Vučić bewegt sich in letzter Zeit auf einem schmalen Grat zwischen einer Annäherung an die EU - seine Bewerbung um die Mitgliedschaft in der Union hat durch das Versprechen des Zugangs zu Lithium einen gewissen Auftrieb erhalten - und Serbiens historischer Sympathie für Russland. Der Präsident hat die Verhängung von Sanktionen seit dem Einmarsch von Präsident Putin in der Ukraine im Jahr 2022 wiederholt ausgeschlossen.
Das "am meisten politisierte" Bergbauprojekt der Welt
In einem Gespräch mit Euronews im Dezember behauptete Chad Blewitt, Rio Tintos Geschäftsführer des Jadar-Projekts - der in dem Film vorkommt -, dass das geplante Bergwerk Gegenstand einer "gut finanzierten, konzertierten Desinformationskampagne" gewesen sei, die darauf abzielte, "Angst zu schüren und die Menschen zu verängstigen", was die potenziellen Auswirkungen auf die Umwelt und die Gesundheit betraf.
Aleksandar Matković, ein prominenter Aktivist gegen die Lithiummine, der wie Akteure auf beiden Seiten des Streits anonyme Morddrohungen erhalten hat, kritisierte die Filmemacher dafür, dass sie die Äußerungen einer älteren Dame herausgegriffen haben, die die Meinung vertrat, dass die örtlichen Demonstranten vom Ausland finanziert würden.
Vučić selbst hat ähnliche Behauptungen aufgestellt, aber nicht mit dem Finger auf Russland, sondern auf die EU und die USA gezeigt.

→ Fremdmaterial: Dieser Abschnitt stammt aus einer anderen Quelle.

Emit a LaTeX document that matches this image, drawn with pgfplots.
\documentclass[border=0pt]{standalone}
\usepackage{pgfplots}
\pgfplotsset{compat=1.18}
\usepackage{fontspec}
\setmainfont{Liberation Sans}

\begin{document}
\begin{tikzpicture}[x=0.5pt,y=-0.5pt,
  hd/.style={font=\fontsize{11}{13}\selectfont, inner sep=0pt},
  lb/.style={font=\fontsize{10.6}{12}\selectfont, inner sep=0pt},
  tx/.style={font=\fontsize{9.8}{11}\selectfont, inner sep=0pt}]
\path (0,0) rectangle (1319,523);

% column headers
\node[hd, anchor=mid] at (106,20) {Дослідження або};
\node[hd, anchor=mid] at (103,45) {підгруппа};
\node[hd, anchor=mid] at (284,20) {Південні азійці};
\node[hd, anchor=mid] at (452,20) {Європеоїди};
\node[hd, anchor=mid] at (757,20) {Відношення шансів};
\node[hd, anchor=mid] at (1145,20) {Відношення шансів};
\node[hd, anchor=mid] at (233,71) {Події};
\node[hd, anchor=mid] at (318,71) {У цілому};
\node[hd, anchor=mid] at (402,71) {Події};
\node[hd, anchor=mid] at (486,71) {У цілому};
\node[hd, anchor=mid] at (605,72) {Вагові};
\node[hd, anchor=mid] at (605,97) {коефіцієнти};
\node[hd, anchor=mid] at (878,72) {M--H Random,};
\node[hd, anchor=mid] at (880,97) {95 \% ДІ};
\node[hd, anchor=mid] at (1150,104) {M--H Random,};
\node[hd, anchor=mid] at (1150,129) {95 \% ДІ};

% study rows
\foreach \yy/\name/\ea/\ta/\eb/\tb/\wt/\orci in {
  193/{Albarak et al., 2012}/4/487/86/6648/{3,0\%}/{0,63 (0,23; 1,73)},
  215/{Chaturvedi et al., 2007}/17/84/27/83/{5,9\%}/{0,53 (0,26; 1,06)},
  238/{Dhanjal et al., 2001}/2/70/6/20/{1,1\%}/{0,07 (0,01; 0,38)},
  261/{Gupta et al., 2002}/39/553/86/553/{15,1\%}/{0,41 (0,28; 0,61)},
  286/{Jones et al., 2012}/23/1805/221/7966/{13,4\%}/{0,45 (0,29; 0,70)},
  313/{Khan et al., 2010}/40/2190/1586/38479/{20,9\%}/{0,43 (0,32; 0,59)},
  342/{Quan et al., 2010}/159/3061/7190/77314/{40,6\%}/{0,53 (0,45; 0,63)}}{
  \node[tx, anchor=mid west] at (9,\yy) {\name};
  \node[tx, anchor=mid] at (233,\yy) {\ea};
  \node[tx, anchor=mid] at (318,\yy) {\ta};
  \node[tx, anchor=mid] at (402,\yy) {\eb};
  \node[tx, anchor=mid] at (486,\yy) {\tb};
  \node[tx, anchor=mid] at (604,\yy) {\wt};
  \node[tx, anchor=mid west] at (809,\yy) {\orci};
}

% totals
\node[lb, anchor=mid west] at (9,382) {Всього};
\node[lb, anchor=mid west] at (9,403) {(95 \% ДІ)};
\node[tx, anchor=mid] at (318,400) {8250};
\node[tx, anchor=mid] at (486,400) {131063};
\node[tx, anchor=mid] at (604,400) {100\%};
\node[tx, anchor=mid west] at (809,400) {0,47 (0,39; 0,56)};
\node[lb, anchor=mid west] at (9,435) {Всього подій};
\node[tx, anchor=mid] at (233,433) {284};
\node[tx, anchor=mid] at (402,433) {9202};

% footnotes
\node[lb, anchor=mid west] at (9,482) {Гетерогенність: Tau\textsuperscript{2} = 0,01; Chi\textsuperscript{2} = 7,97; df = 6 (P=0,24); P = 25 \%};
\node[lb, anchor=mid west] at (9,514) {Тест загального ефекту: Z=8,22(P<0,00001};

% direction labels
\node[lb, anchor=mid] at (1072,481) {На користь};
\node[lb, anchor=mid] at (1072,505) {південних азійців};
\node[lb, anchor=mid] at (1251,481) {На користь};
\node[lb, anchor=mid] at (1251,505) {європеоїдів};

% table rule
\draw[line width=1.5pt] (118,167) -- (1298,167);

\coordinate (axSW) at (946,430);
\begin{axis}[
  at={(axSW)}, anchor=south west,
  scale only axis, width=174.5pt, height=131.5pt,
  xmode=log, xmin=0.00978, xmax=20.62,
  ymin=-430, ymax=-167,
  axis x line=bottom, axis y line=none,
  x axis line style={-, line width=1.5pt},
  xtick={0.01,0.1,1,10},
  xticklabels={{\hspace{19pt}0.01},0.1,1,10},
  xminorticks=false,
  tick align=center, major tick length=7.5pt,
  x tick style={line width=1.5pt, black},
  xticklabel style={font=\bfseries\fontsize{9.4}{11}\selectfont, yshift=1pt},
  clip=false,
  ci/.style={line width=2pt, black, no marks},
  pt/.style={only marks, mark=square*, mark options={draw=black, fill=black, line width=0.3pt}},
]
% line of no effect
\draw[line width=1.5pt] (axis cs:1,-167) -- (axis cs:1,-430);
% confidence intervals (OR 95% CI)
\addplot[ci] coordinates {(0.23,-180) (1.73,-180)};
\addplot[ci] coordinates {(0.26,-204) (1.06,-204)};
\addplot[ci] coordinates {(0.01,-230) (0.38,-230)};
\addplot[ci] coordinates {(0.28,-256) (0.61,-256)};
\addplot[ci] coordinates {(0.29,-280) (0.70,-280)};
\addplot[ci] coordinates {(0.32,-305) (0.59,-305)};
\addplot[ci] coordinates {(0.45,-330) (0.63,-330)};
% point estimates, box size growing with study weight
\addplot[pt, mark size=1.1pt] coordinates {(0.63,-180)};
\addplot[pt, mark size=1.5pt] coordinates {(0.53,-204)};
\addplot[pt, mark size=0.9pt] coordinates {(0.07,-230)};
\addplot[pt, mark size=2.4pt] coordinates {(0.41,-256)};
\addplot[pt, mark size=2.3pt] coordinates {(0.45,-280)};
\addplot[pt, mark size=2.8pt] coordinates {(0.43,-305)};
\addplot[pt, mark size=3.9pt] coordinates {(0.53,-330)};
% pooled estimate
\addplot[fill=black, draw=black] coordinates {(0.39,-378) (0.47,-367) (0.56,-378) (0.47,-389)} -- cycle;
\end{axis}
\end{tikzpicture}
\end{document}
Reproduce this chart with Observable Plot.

Rackete wies darauf hin, dass es in postkommunistischen Ländern, einschließlich Russland selbst, "ein sehr gängiges Vorgehen" sei, wenn Regierungen Kritiker beschuldigten, ausländische Agenten zu sein.
Julia Poliscanova, die bei der grünen Gruppe Transport & Environment die Arbeit zu Elektrofahrzeugen und Lieferketten leitet, schlug vor, die Bedenken über einen möglichen Mangel an staatlicher Aufsicht durch die Überwachung durch Dritte im Rahmen der Initiative for Responsible Mining Assurance (IRMA) zu zerstreuen, die neben Bergbauunternehmen auch die Zivilgesellschaft und Arbeitnehmergruppen einbezieht.
Jones räumte ein, dass die Argumentation nicht allein auf wissenschaftlicher Grundlage gewonnen werden könne. "Dieses Projekt ist das am stärksten politisierte Bergbauprojekt der Welt, und es ist unmöglich, die Wissenschaft von der Politik und der Geopolitik zu trennen", sagte er.
Hildegarde Bentele, parlamentarische Berichterstatterin für die EU-Strategie für kritische Rohstoffe, sagte, die Zukunft der Mine sei eine souveräne, demokratische Entscheidung" für Serbien. "Ich kann Ihnen nur aus meinem Land sagen, dass wir Batterien wollen", sagte sie. "Unsere jungen Leute wollen nicht in der Landwirtschaft arbeiten - sie wollen hochqualifizierte Arbeitsplätze und sie wollen an dieser Zukunftstechnologie teilhaben."